Ne décolérant pas contre le chef de l’Etat, préoccupé, pour lui, que par sa réélection, Mohamed Lamine Ly de brandir à nouveau son viseur sur le palais et son occupant. «Où sont la paix et la justice sociale, quand deux milliards sont dilapidés pour permettre au Président-candidat d’obtenir l’approbation de 1% de ses concitoyens et d’avoir le droit de se représenter?», dénonce Dr Ly. Qui regrette que pendant qu’on dilapide les ressources du pays pour des raisons politiciennes, et que le ministre des Finances évoque une surliquidité à hauteur de 700 milliards, «l’Université de Saint-Louis est obligée de repousser son ouverture aux calendes grecques, parce que l’État reste devoir 1,6 milliard aux fournisseurs du Crous et que les étudiants incompréhensiblement versés dans les écoles privées en sont exclus pour défaut de paiement de l’État ?» Pour lui, toute cette embellie financière annoncée est soit un «mensonge d’État», soit une «volonté délibérée de sacrifier toute une génération».
«Pouvons-nous continuer à applaudir publiquement sans réserve les choix de la politique libérale et antinationale du Président-candidat ?»
Indigné par le silence coupable de ses camarades qui ne lèvent jamais le plus petit doigt pour dire stop au gouvernement, Dr Ly se demande pourquoi, par exemple, le Pit devrait «se taire ou justifier les milliards engagés pour réhabiliter un Building administratif jamais livré, alors qu’un autre building a été construit pour abriter le gouvernement». Surtout que, pour lui, cet allié à qui on obéit au doigt et à l’œil n’a même pas cru important de les consulter pour «le choix antinational de sauver Alstom en condamnant le Dakar-Niger et bientôt le dernier bout de rail du Petit train Bleu». Et de demander : «pouvons-nous continuer à applaudir publiquement sans réserve les choix de la politique libérale et antinationale du Président-candidat?»
«L’argumentaire pour soutenir la candidature de Macky Sall est truffé de contre-vérités manifestes, aux antipodes des réalités quotidiennes des masses laborieuses»
Pour Ly, la réponse coule de source. «L’argumentaire pour soutenir la candidature de Macky Sall est truffé de contre-vérités manifestes, objectivement vérifiables, aux antipodes des réalités quotidiennes des masses laborieuses, des syndicats en lutte, de la jeunesse dans le désarroi, qu’elle soit à l’école ou dans la rue». Aussi, il dénonce «la lettre d’allégeance» à Macky Sall, intitulée «Lettre aux Sénégalais», dont on peine à identifier le ou les auteur(s), l’instance ou le responsable, de même que «ces communiqués intempestifs de loyauté et de fidélité à la politique antinationale et antidémocratique du président de la République». Pour lui, ces actes posés ne sauraient engager les «authentiques militants» du parti.
«Le Pit-Sénégal ne connaît certes pas encore de scission, mais est traversé par un conflit ouvert… »
Même si, pour le moment, il y a une unité, même de façade, au sein du parti, le Pit est en danger de scission.

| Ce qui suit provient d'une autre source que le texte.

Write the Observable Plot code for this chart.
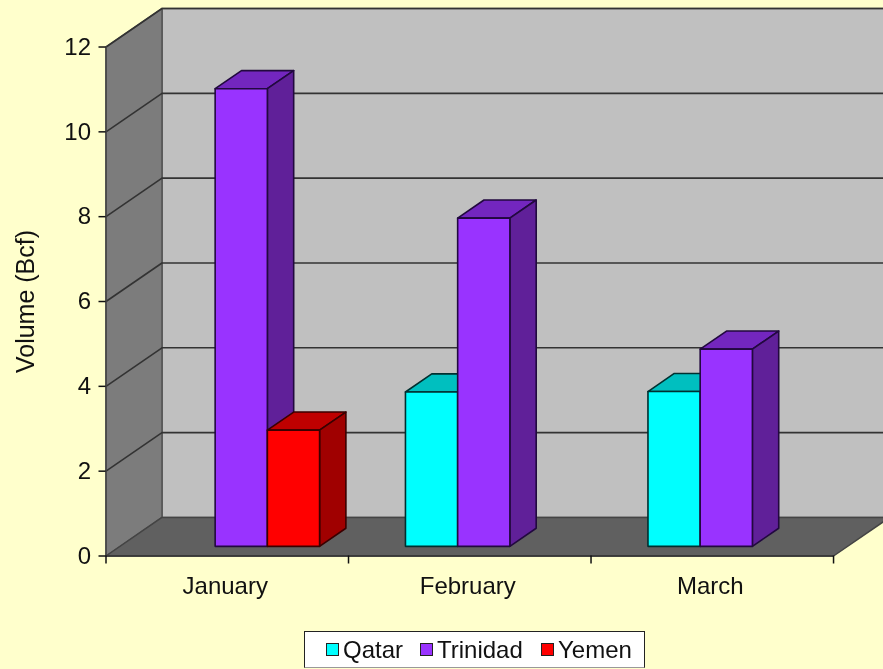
<!DOCTYPE html>
<html>
<head>
<meta charset="utf-8">
<script src="https://cdn.jsdelivr.net/npm/d3@7"></script>
<script src="https://cdn.jsdelivr.net/npm/@observablehq/plot@0.6"></script>
<style>
html,body{margin:0;padding:0;background:#FFFFCC;overflow:hidden;}
#chart svg{display:block;filter:blur(0.35px);}
#legend{position:absolute;left:304px;top:631px;width:339px;height:35px;background:#fff;border:1.5px solid #222;border-bottom-color:#999;
  font-family:"Liberation Sans",Arial,sans-serif;font-size:24px;color:#111;filter:blur(0.3px);display:flex;align-items:center;white-space:nowrap;}
#legend .sw{display:inline-block;box-sizing:border-box;width:13px;height:13px;border:1.5px solid #222;margin-right:4px;}
#legend .it{display:flex;align-items:center;position:absolute;top:0;height:35px;}
</style>
</head>
<body>
<div id="chart"></div>
<div id="legend"></div>
<script>
// ---- data ----
const months = ["January", "February", "March"];
const seriesNames = ["Qatar", "Trinidad", "Yemen"];
const qatar = [null, 3.64, 3.65];
const trinidad = [10.79, 7.74, 4.65];
const yemen = [2.74, null, null];
const yTicks = [0, 2, 4, 6, 8, 10, 12];
const frontColors = ["#00FFFF", "#9933FF", "#FF0000"];
const topColors = ["#00BFBF", "#7326BF", "#BF0000"];
const sideColors = ["#009F9F", "#602099", "#A00000"];
const legendLeft = [21, 115, 236];

// ---- oblique projection in data units ----
const yMax = 12, nCat = months.length;
const depthX = 0.2309, depthY = 0.908;
const barW = 0.2153, gap = (1 - 3 * barW) / 2;
const d0 = 0.25, d1 = 0.72;
const P = (x, y, d) => ({px: x + d * depthX, py: y + d * depthY});

const faces = [];
const addFace = (id, fill, stroke, pts) =>
  pts.forEach(([x, y, d]) => faces.push({id, fill, stroke, ...P(x, y, d)}));

const wallStroke = "#555";
addFace("back", "#C0C0C0", wallStroke, [[0,0,1],[nCat,0,1],[nCat,yMax,1],[0,yMax,1]]);
addFace("left", "#7C7C7C", wallStroke, [[0,0,0],[0,0,1],[0,yMax,1],[0,yMax,0]]);
addFace("floor", "#606060", "#444", [[0,0,0],[nCat,0,0],[nCat,0,1],[0,0,1]]);

const grid = [];
yTicks.filter(v => v > 0).forEach(v => {
  [[0,v,0],[0,v,1],[nCat,v,1]].forEach(([x,y,d]) => grid.push({v, ...P(x,y,d)}));
});

const bars = [];
[qatar, trinidad, yemen].forEach((vals, s) => vals.forEach((v, c) => {
  if (v == null) return;
  bars.push({c, s, v});
}));
bars.sort((a, b) => a.c - b.c || a.s - b.s);
const edge = "#1E0F33";
bars.forEach(({c, s, v}, i) => {
  const x0 = c + gap + s * barW, x1 = x0 + barW;
  const st = s === 2 ? "#3A0000" : s === 0 ? "#003030" : "#22093F";
  addFace(`b${i}top`, topColors[s], st, [[x0,v,d0],[x1,v,d0],[x1,v,d1],[x0,v,d1]]);
  addFace(`b${i}side`, sideColors[s], st, [[x1,0,d0],[x1,0,d1],[x1,v,d1],[x1,v,d0]]);
  addFace(`b${i}front`, frontColors[s], st, [[x0,0,d0],[x1,0,d0],[x1,v,d0],[x0,v,d0]]);
});

const wallFaces = faces.filter(f => ["back","left","floor"].includes(f.id));
const barFaces = faces.filter(f => !["back","left","floor"].includes(f.id));
const polyOpts = {x: "px", y: "py", z: "id", fill: "fill", stroke: "stroke", curve: "linear-closed", strokeLinejoin: "round"};

const font = '"Liberation Sans", Arial, sans-serif';
const chart = Plot.plot({
  width: 883,
  height: 630,
  marginLeft: 105.5,
  marginRight: 0,
  marginTop: 8,
  marginBottom: 74.5,
  style: {background: "transparent", fontFamily: font, overflow: "hidden"},
  color: {type: "identity"},
  x: {domain: [0, 3.206], axis: null},
  y: {domain: [0, 12.908], axis: null},
  marks: [
    Plot.line(wallFaces, {...polyOpts, strokeWidth: 1.5}),
    Plot.line(grid, {x: "px", y: "py", z: "v", stroke: "#333", strokeWidth: 1.6}),
    Plot.line(barFaces, {...polyOpts, strokeWidth: 1.6}),
    Plot.ruleX([0], {y1: 0, y2: yMax, stroke: "#444", strokeWidth: 1.5}),
    Plot.ruleY([0], {x1: 0, x2: nCat, stroke: "#333", strokeWidth: 1.6}),
    Plot.axisY({ticks: yTicks, tickSize: 7, tickPadding: 8, stroke: "#111", strokeWidth: 1.5, fontSize: 24, fill: "#111", label: null}),
    Plot.axisX({ticks: d3.range(nCat + 1), tickSize: 8, tickFormat: () => "", stroke: "#111", strokeWidth: 1.5, label: null}),
    Plot.text(months, {x: (d, i) => i + 0.5, y: 0, dy: 30, dx: -2, text: d => d, fontSize: 24, fill: "#111", lineAnchor: "middle"}),
    Plot.text(["Volume (Bcf)"], {x: 0, y: 6, dx: -80, rotate: -90, text: d => d, fontSize: 25, fill: "#111", frameAnchor: "middle"})
  ]
});
document.getElementById("chart").appendChild(chart);

const lg = document.getElementById("legend");
seriesNames.forEach((name, i) => {
  const it = document.createElement("span");
  it.className = "it";
  it.style.left = legendLeft[i] + "px";
  const sw = document.createElement("span");
  sw.className = "sw";
  sw.style.background = frontColors[i];
  it.appendChild(sw);
  it.appendChild(document.createTextNode(name));
  lg.appendChild(it);
});
</script>
</body>
</html>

En effet, les lignes se creusent de plus en plus entre deux bords, si l’on en croit Mohamed Lamine Ly. «Le Pit-Sénégal ne connaît certes pas encore de scission, mais est traversé par un conflit ouvert entre une nomenklatura, privilégiant des intérêts étroits d’appareil et ayant une approche de sommet, et de nombreux cadres politiques, militants depuis plusieurs décennies, liés aux masses et conscients des méfaits de la politique qu’on leur fait endosser», affirme-t-il. Tout en précisant que c’est au nom de ceux qui sont restés fidèles aux idéaux et valeurs du parti, «que cet appel à un sursaut salvateur est lancé».